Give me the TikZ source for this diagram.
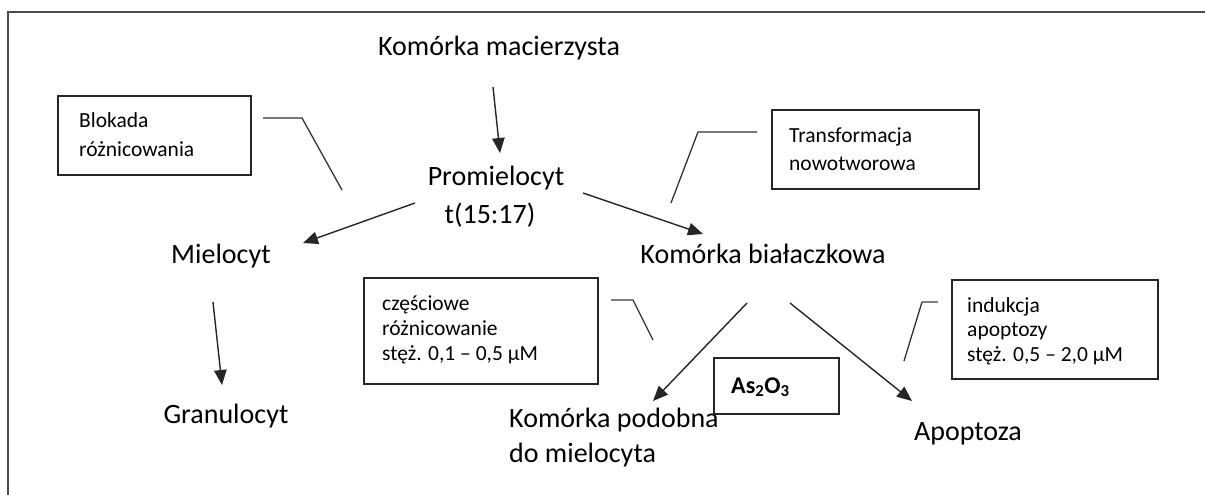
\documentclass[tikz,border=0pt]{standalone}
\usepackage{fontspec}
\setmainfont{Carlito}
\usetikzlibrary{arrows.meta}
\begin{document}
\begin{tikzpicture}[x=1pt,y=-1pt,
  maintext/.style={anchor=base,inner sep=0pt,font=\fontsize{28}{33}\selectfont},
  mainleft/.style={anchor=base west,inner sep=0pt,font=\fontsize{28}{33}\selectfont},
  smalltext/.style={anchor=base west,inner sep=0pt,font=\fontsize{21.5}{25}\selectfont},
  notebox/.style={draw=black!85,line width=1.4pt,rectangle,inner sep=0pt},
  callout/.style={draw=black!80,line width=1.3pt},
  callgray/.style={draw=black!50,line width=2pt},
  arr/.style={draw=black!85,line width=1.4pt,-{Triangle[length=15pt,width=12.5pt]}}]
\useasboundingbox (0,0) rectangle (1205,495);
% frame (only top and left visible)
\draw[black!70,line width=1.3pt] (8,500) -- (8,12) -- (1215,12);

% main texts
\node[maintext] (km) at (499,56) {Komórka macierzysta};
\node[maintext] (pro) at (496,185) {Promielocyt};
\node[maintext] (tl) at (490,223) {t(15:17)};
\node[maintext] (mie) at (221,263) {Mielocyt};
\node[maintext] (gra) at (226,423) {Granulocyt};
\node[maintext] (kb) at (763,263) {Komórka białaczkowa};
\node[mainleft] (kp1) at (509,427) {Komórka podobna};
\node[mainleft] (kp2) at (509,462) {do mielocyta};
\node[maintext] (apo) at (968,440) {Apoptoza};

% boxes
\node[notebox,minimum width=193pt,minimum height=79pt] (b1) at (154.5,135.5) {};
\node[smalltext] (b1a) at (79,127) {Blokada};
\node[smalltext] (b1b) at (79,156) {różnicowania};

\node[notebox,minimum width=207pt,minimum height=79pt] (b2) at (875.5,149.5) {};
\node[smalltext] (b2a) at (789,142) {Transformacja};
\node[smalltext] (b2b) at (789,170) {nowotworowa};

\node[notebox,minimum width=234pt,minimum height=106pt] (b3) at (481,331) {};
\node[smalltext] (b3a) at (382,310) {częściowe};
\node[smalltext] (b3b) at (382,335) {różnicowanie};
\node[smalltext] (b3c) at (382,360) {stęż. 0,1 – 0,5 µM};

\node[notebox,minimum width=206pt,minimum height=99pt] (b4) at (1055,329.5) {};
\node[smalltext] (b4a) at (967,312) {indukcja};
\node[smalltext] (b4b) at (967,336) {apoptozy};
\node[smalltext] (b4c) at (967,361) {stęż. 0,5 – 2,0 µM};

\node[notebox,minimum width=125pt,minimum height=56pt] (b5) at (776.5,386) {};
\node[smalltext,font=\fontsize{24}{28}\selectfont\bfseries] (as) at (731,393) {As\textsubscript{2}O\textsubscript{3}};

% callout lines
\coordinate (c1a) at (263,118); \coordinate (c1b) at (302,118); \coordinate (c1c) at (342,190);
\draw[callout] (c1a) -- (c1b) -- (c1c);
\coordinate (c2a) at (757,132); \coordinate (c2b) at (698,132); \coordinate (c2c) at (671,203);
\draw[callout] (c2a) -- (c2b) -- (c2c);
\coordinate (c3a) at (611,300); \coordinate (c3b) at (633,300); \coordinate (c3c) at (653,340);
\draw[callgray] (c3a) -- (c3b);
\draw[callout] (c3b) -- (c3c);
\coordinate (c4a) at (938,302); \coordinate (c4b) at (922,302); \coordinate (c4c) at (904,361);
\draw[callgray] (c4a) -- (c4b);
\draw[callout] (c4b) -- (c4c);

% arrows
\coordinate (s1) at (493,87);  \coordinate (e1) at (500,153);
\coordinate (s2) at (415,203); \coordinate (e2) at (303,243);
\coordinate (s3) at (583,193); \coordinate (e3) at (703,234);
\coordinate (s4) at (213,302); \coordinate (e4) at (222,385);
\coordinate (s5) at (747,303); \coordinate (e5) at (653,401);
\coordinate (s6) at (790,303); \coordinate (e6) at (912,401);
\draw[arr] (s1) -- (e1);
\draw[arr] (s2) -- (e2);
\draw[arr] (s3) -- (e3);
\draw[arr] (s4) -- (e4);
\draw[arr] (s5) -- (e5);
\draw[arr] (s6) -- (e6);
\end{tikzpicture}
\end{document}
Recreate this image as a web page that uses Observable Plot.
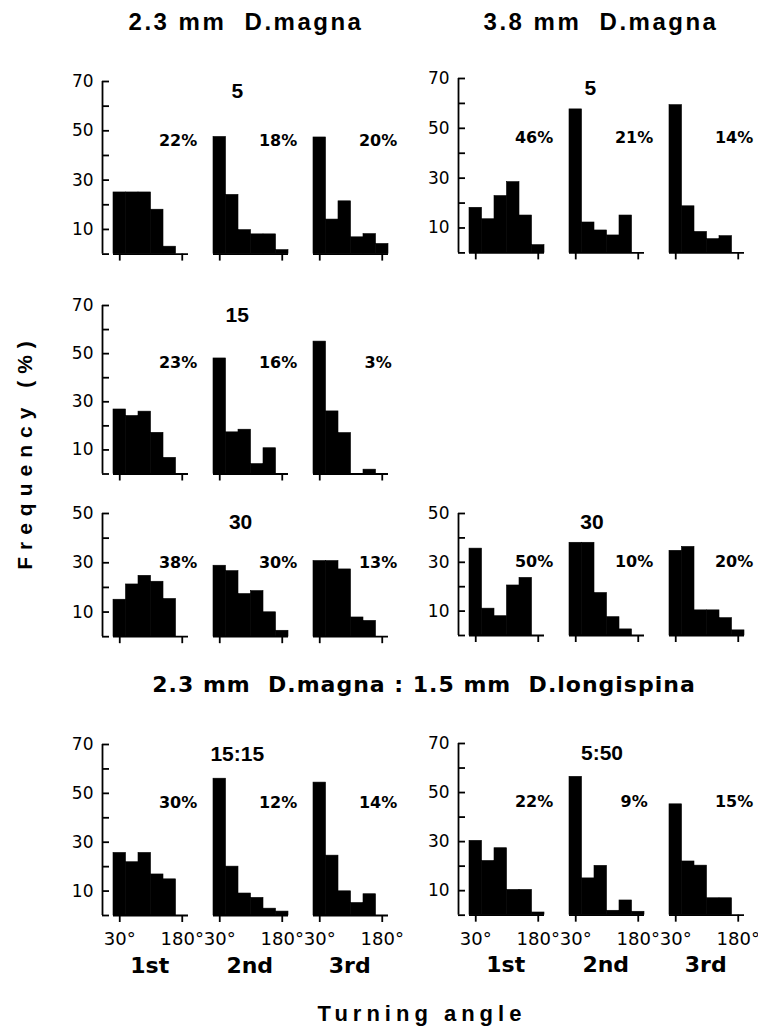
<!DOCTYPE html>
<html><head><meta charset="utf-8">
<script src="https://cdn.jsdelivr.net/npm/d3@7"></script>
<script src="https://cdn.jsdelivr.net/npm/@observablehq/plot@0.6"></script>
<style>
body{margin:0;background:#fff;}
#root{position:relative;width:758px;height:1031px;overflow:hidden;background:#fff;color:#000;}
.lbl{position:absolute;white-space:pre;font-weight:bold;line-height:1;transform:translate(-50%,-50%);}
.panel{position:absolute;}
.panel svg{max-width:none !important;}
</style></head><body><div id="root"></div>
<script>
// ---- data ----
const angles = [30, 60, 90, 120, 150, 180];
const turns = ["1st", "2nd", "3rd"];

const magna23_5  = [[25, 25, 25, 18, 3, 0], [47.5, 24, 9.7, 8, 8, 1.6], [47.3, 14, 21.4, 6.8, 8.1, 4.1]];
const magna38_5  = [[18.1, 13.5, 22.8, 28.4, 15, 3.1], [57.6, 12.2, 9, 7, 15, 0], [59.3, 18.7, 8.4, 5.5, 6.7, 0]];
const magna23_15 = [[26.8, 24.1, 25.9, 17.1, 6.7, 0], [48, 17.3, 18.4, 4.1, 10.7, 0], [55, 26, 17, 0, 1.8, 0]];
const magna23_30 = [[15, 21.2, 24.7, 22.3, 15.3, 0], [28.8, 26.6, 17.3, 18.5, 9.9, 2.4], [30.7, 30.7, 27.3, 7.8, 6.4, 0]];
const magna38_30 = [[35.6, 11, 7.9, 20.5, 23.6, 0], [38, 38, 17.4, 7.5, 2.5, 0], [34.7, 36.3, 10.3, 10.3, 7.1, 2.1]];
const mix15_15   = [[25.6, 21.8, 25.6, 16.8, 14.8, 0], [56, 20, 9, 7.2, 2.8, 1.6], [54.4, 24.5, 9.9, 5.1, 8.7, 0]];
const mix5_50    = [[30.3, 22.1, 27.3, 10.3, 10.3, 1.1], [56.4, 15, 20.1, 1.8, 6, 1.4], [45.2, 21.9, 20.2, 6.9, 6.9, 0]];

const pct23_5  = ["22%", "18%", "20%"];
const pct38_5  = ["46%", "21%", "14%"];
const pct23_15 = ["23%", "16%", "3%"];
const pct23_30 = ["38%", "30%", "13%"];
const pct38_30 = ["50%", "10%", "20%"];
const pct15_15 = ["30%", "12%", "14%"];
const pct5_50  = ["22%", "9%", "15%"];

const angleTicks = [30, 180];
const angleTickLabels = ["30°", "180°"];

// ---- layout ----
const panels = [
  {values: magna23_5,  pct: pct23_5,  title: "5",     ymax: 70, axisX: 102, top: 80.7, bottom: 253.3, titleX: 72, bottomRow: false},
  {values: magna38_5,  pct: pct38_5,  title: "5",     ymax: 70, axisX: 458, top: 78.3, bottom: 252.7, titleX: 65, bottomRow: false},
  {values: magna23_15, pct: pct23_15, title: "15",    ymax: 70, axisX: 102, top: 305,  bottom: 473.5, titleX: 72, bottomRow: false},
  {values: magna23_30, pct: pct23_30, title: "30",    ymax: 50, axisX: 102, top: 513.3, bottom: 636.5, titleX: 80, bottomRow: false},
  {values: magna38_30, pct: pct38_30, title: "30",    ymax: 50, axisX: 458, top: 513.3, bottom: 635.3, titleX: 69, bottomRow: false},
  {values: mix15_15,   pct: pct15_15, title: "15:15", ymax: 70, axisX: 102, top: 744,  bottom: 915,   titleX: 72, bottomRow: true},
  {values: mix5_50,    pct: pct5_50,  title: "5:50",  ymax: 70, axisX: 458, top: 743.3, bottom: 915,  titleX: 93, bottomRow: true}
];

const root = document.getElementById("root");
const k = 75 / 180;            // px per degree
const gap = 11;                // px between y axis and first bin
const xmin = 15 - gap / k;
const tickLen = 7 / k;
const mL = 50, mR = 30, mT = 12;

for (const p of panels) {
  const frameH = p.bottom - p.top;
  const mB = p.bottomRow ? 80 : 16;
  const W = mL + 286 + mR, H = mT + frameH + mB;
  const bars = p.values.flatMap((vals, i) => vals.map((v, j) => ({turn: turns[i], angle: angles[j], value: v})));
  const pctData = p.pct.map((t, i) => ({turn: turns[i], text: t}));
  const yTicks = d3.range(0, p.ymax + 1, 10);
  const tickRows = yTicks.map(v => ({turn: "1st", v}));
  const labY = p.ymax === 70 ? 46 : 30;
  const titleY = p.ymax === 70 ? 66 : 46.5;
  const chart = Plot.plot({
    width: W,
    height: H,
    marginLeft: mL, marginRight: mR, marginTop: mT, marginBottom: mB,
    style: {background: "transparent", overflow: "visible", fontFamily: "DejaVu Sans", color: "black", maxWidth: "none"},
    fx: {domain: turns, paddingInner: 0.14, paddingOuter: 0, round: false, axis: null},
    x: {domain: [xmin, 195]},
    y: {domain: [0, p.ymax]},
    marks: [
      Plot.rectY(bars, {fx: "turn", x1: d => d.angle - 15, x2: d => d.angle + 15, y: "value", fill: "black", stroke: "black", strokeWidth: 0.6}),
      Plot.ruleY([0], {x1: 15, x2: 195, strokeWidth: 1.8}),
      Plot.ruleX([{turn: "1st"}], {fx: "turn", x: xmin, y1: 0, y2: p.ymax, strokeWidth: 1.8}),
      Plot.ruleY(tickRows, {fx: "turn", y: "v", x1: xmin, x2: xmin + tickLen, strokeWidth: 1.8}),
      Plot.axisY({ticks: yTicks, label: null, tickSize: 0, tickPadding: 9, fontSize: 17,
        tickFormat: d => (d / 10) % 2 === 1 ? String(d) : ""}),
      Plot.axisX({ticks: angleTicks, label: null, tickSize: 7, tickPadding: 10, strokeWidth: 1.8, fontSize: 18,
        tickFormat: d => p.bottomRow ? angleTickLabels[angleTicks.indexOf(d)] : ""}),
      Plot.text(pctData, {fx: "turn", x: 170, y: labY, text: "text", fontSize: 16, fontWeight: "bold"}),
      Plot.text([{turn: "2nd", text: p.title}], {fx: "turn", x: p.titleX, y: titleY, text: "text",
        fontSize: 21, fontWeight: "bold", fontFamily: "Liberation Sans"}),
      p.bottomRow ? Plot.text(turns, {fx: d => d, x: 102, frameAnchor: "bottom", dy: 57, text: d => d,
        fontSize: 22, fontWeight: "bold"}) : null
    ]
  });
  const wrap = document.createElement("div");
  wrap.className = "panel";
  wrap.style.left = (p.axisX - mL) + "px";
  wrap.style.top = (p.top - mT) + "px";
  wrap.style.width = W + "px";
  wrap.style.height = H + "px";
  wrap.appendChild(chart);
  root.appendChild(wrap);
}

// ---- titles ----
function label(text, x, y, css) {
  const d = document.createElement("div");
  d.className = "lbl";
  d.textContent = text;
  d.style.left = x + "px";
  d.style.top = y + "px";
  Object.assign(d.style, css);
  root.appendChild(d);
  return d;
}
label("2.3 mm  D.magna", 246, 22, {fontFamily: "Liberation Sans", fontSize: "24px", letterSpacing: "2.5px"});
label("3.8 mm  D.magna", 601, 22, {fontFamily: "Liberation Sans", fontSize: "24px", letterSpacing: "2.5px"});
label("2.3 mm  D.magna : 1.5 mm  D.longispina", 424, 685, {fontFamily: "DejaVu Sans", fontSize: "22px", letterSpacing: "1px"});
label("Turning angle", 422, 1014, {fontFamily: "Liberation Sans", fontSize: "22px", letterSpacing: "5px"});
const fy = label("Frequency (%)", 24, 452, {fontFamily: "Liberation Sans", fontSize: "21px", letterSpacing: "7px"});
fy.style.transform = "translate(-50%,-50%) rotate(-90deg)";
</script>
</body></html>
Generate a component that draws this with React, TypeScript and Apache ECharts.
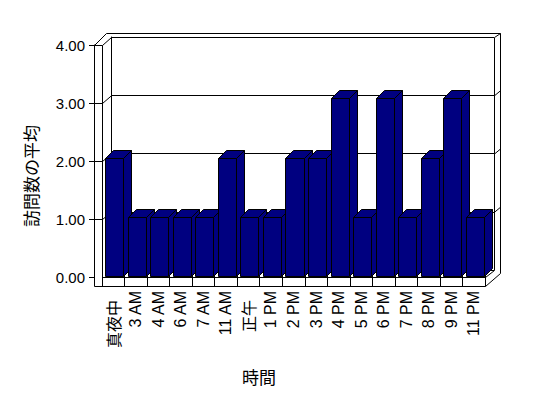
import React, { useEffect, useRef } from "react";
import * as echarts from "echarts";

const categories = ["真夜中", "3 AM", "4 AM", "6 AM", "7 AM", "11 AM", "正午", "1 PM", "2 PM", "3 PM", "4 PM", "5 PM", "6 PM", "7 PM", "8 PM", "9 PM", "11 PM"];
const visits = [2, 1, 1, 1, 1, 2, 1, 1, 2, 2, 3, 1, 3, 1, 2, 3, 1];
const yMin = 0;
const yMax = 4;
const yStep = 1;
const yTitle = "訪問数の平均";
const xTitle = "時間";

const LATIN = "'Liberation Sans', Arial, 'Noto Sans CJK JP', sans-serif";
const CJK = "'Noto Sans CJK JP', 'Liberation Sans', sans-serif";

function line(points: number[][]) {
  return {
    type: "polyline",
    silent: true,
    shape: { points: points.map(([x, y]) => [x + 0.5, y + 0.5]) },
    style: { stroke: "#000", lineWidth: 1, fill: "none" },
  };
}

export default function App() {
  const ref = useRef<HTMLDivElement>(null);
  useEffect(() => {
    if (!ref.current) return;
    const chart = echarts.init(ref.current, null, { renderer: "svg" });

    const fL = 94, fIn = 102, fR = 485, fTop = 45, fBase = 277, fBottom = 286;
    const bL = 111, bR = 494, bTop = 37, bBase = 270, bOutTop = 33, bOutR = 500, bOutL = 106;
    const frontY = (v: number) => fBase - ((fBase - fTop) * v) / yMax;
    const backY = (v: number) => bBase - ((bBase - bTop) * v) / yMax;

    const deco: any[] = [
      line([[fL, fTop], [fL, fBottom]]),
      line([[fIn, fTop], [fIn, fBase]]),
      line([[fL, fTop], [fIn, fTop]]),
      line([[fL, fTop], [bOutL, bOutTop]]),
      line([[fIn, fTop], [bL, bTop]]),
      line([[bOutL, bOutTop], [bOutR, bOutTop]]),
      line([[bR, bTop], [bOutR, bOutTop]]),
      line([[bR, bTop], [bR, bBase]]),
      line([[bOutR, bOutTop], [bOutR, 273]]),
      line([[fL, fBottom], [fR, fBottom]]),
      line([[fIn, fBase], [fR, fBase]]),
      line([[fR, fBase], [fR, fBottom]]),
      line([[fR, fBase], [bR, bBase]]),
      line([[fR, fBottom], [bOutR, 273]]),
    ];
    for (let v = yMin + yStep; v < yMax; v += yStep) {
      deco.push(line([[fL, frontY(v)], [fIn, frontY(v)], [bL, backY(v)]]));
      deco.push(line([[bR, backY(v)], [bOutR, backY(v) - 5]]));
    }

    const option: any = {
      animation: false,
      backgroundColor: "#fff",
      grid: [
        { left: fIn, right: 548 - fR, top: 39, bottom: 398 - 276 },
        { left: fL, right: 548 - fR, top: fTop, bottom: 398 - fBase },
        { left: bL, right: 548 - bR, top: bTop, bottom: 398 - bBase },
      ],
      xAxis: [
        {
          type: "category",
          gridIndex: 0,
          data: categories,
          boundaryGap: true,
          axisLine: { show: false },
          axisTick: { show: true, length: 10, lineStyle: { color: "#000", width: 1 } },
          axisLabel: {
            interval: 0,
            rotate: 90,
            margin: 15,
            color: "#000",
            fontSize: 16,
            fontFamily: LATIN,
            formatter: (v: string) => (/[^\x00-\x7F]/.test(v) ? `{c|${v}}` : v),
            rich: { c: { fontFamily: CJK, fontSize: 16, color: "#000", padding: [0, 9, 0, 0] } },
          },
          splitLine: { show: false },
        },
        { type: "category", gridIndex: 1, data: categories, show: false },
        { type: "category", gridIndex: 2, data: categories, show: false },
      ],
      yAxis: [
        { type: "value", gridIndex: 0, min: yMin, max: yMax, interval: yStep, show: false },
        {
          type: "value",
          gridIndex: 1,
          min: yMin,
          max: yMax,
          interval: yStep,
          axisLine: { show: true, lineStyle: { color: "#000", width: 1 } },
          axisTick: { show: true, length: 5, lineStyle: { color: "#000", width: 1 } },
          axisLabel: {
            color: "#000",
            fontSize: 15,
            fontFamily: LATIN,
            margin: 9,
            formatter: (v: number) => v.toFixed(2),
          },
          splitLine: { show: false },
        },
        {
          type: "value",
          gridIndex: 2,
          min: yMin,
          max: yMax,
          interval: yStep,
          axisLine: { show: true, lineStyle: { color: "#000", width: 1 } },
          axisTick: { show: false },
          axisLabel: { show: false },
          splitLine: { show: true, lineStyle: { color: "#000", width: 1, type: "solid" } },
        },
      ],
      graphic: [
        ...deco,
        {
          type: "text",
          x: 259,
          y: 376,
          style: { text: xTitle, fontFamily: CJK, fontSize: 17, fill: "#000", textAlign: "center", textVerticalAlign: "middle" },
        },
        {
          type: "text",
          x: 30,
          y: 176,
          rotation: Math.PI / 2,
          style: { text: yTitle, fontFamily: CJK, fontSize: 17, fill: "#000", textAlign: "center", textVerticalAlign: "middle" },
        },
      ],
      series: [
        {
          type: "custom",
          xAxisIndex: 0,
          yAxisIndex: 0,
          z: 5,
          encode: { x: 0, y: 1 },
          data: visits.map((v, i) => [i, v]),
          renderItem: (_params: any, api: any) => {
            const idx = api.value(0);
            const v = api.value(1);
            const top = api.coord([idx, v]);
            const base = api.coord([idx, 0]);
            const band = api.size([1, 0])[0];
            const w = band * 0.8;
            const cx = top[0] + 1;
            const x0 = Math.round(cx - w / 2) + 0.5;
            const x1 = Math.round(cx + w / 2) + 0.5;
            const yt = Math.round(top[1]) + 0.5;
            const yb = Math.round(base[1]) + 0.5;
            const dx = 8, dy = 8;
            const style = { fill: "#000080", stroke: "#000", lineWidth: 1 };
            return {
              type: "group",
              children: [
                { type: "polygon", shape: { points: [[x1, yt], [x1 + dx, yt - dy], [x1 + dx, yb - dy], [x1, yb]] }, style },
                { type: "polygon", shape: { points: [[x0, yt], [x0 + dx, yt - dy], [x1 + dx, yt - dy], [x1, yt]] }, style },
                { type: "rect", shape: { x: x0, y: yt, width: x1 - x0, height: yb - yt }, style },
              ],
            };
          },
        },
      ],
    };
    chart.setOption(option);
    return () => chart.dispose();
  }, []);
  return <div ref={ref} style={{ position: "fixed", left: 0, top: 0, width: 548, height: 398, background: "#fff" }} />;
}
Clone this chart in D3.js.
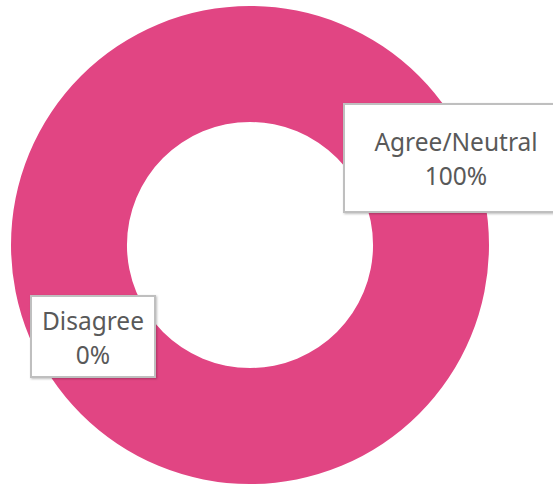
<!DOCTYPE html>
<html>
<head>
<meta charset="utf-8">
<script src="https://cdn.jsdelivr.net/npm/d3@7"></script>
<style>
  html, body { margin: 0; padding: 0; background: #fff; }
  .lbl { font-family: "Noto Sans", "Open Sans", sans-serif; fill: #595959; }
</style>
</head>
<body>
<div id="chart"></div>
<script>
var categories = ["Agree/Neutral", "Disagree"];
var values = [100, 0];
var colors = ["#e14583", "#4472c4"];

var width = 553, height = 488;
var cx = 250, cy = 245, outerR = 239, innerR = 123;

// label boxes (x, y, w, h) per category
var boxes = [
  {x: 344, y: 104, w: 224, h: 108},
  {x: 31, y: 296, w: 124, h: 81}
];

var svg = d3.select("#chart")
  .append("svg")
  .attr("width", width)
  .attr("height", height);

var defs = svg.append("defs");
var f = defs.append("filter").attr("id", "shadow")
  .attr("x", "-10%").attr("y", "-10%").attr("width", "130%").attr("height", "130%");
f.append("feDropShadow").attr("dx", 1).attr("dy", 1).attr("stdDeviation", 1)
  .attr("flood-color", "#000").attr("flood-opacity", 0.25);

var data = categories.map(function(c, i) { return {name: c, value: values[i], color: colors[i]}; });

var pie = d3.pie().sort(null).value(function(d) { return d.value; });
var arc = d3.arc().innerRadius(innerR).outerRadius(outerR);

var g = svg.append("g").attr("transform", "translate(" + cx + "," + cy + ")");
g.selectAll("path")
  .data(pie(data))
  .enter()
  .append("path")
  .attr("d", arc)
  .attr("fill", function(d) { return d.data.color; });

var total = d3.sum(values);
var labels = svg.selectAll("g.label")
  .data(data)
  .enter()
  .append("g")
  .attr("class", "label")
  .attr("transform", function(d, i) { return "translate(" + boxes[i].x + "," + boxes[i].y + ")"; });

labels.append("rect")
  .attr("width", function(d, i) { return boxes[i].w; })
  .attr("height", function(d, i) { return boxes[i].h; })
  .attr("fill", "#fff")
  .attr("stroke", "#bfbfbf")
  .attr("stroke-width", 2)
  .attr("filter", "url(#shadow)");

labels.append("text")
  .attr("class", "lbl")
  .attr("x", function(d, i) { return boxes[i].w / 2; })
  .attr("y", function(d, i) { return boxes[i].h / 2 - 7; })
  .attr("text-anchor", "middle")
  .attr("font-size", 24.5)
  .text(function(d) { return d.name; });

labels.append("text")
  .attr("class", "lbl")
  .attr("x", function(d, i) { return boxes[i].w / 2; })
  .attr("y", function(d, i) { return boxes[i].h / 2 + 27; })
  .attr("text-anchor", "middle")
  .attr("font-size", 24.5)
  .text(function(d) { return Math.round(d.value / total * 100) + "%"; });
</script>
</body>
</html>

### Exercise prompt:
Pictures stay out: repeat exactly only the lines from the one with "Generate a component" through the one with "const backY = (v: number)".

### Problem solution:
Generate a component that draws this with React, TypeScript and Apache ECharts.
import React, { useEffect, useRef } from "react";
import * as echarts from "echarts";

const categories = ["真夜中", "3 AM", "4 AM", "6 AM", "7 AM", "11 AM", "正午", "1 PM", "2 PM", "3 PM", "4 PM", "5 PM", "6 PM", "7 PM", "8 PM", "9 PM", "11 PM"];
const visits = [2, 1, 1, 1, 1, 2, 1, 1, 2, 2, 3, 1, 3, 1, 2, 3, 1];
const yMin = 0;
const yMax = 4;
const yStep = 1;
const yTitle = "訪問数の平均";
const xTitle = "時間";

const LATIN = "'Liberation Sans', Arial, 'Noto Sans CJK JP', sans-serif";
const CJK = "'Noto Sans CJK JP', 'Liberation Sans', sans-serif";

function line(points: number[][]) {
  return {
    type: "polyline",
    silent: true,
    shape: { points: points.map(([x, y]) => [x + 0.5, y + 0.5]) },
    style: { stroke: "#000", lineWidth: 1, fill: "none" },
  };
}

export default function App() {
  const ref = useRef<HTMLDivElement>(null);
  useEffect(() => {
    if (!ref.current) return;
    const chart = echarts.init(ref.current, null, { renderer: "svg" });

    const fL = 94, fIn = 102, fR = 485, fTop = 45, fBase = 277, fBottom = 286;
    const bL = 111, bR = 494, bTop = 37, bBase = 270, bOutTop = 33, bOutR = 500, bOutL = 106;
    const frontY = (v: number) => fBase - ((fBase - fTop) * v) / yMax;
    const backY = (v: number) => bBase - ((bBase - bTop) * v) / yMax;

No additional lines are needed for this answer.